Data section »
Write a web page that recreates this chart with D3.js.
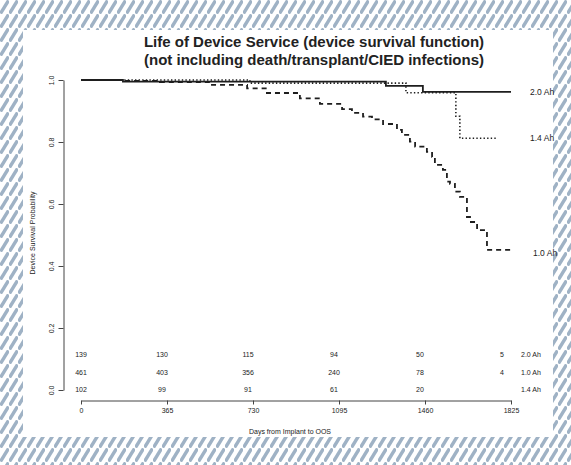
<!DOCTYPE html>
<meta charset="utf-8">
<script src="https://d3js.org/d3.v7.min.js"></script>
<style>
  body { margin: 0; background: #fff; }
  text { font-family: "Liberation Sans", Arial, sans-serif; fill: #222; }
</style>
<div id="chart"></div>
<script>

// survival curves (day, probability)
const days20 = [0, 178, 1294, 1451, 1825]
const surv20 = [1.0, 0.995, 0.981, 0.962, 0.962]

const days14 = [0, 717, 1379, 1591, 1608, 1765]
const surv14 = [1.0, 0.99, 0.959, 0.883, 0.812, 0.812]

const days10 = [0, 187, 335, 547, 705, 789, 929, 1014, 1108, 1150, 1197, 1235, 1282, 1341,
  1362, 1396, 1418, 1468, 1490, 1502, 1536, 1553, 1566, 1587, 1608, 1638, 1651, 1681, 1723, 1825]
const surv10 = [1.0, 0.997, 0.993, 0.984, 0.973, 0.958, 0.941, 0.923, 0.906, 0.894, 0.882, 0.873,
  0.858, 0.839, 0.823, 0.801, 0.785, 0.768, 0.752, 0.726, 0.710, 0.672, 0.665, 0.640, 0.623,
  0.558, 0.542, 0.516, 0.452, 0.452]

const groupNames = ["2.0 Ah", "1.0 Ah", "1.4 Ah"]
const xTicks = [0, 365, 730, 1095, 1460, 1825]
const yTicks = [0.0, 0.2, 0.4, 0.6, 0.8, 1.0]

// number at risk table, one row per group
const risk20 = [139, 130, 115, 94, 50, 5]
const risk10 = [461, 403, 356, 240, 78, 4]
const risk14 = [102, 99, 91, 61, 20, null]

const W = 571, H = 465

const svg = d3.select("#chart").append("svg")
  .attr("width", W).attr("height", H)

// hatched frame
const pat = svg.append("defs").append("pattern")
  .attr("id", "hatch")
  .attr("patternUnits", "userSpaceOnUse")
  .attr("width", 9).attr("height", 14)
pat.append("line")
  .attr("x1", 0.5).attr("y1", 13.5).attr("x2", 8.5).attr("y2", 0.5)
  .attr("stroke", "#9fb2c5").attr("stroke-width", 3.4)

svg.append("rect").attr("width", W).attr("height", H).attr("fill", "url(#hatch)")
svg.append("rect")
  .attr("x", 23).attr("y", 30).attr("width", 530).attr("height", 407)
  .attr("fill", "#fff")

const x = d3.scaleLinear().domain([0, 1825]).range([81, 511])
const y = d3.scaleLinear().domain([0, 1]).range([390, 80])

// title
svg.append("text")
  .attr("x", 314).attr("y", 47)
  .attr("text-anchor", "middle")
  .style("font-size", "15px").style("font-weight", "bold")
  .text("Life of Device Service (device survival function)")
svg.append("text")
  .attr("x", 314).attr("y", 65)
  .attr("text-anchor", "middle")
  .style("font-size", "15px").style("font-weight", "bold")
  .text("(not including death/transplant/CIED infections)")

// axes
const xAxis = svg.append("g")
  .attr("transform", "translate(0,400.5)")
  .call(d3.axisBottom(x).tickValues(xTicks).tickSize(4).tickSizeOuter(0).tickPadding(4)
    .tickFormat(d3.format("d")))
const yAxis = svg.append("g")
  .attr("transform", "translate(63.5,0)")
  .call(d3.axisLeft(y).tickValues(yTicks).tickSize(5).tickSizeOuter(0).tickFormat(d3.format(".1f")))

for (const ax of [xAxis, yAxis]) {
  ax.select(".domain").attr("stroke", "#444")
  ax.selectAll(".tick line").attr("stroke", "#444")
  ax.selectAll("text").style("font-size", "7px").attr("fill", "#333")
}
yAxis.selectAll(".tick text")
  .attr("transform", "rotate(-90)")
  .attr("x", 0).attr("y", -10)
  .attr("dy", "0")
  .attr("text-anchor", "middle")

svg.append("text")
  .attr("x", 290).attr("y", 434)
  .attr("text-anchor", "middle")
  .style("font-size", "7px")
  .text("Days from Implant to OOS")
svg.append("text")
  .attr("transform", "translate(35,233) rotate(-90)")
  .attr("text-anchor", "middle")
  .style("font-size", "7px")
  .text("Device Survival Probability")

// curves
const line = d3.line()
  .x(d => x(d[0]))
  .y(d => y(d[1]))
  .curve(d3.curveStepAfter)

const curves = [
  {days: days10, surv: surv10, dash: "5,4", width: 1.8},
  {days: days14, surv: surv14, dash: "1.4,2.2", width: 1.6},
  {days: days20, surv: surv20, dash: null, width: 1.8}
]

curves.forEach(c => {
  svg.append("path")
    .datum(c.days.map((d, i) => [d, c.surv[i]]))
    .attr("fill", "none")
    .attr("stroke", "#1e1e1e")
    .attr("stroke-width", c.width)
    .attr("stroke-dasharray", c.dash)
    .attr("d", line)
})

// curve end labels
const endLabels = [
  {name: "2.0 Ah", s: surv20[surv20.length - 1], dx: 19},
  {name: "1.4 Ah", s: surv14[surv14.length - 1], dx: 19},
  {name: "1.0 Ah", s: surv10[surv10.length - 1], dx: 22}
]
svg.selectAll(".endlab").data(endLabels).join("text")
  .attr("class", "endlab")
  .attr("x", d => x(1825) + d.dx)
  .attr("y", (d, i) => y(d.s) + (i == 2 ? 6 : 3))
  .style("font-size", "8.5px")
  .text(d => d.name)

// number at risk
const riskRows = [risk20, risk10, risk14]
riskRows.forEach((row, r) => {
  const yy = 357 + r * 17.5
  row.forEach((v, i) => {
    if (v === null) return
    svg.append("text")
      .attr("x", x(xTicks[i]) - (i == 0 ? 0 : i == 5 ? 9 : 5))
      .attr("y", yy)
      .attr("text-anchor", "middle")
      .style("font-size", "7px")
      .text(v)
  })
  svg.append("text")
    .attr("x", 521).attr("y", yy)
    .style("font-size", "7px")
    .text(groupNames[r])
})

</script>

Exercise »
Find the lines holding "chart" and list every one.

Response for this exercise »
Write a web page that recreates this chart with D3.js.
<div id="chart"></div>
const svg = d3.select("#chart").append("svg")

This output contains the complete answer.